There was a surprised silence.
“Walt Disney was a good man, a god-fearing man,” said someone, a shade reproachfully.
The stout woman said, “I don’t think Ruth is really telling us about Disneyland. I think she’s telling us something about herself. Isn’t that right, honey?”
To her astonishment and acute embarrassment, tears began to roll down Ruth’s cheeks. She nodded and sniffed, groping in her handbag for a Kleenex. “All my life as a nun there’s been one thing missing, the one thing that gives it any point or sense, and that’s, well, real faith in God. It sounds ridiculous, but I don’t think I ever had it before. I mean, I believed in Him with my head, and I believed with my heart in doing good works, but the two never came together, I never believed in Him with my heart. Do you understand what I mean?”

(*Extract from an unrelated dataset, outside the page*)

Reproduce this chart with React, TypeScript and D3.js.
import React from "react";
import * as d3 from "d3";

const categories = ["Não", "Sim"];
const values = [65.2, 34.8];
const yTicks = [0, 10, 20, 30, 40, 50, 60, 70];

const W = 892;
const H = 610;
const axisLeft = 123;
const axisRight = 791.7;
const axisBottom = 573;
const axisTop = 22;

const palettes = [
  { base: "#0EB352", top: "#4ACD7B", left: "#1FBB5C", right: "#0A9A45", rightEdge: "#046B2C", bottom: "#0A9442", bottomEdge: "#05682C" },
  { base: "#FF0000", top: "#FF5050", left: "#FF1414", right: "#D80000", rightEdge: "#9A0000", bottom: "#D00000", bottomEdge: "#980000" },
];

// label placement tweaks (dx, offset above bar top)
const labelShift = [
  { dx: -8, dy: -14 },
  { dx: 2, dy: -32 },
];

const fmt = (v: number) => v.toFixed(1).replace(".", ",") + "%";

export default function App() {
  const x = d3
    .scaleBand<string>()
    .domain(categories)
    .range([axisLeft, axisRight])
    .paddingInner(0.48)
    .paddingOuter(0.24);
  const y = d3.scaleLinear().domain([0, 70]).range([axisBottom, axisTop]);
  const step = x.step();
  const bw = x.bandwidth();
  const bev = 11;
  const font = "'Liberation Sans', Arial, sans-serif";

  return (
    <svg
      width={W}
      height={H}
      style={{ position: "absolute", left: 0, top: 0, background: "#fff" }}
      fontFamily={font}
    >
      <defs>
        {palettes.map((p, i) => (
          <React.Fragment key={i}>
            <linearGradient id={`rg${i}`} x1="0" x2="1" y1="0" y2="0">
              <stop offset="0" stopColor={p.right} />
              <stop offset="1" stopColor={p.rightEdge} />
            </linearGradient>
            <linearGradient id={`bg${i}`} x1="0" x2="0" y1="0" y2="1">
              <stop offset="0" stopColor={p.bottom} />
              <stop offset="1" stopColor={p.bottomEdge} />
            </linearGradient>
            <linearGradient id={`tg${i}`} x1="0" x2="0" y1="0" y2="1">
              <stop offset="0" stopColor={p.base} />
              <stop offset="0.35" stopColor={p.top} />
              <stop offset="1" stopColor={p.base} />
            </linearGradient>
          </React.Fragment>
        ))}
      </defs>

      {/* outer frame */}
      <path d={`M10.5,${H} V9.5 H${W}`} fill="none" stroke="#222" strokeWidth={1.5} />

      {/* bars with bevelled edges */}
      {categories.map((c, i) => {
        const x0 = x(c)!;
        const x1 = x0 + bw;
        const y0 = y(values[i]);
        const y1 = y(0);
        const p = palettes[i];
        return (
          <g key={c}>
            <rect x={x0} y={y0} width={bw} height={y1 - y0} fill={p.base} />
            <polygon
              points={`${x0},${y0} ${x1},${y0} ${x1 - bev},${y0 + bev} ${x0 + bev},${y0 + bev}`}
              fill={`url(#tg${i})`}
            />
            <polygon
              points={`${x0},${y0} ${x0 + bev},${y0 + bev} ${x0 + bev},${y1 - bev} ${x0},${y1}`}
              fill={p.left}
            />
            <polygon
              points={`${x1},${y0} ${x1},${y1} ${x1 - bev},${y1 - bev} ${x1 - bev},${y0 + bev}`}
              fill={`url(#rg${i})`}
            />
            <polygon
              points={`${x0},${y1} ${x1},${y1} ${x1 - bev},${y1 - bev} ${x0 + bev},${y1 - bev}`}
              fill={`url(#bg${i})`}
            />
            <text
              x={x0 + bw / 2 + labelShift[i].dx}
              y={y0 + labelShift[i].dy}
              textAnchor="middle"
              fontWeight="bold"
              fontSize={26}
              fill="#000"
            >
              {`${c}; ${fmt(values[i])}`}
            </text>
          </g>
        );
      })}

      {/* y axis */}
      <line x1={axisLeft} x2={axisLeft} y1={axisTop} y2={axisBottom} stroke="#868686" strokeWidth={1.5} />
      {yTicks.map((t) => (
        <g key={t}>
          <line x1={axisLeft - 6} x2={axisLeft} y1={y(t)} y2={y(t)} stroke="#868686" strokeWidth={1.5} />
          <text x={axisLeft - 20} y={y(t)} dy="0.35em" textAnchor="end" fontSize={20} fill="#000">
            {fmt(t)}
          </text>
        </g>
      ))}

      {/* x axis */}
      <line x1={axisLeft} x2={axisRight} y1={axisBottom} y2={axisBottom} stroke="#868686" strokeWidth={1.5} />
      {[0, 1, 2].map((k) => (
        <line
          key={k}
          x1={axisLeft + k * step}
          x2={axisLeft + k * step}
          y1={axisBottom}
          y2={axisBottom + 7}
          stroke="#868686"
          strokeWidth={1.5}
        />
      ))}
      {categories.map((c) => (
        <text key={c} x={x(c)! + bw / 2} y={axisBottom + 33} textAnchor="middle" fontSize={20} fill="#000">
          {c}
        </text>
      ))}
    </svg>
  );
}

The stout woman nodded eagerly. “Would you like us to pray over you, honey?”
Ruth knelt, and the other people present clustered round and put their hands on her head. Even before the woman began to speak, Ruth felt a profound sense of bliss descend upon her.
That night she began to pack her bags for the journey home. She wired her Mother Superior: “BY THE WATERS OF DISNEYLAND I SAT DOWN AND WEPT STOP HAVE FOUND WHAT IVE BEEN LOOKING FOR STOP RETURNING IMMEDIATELY.”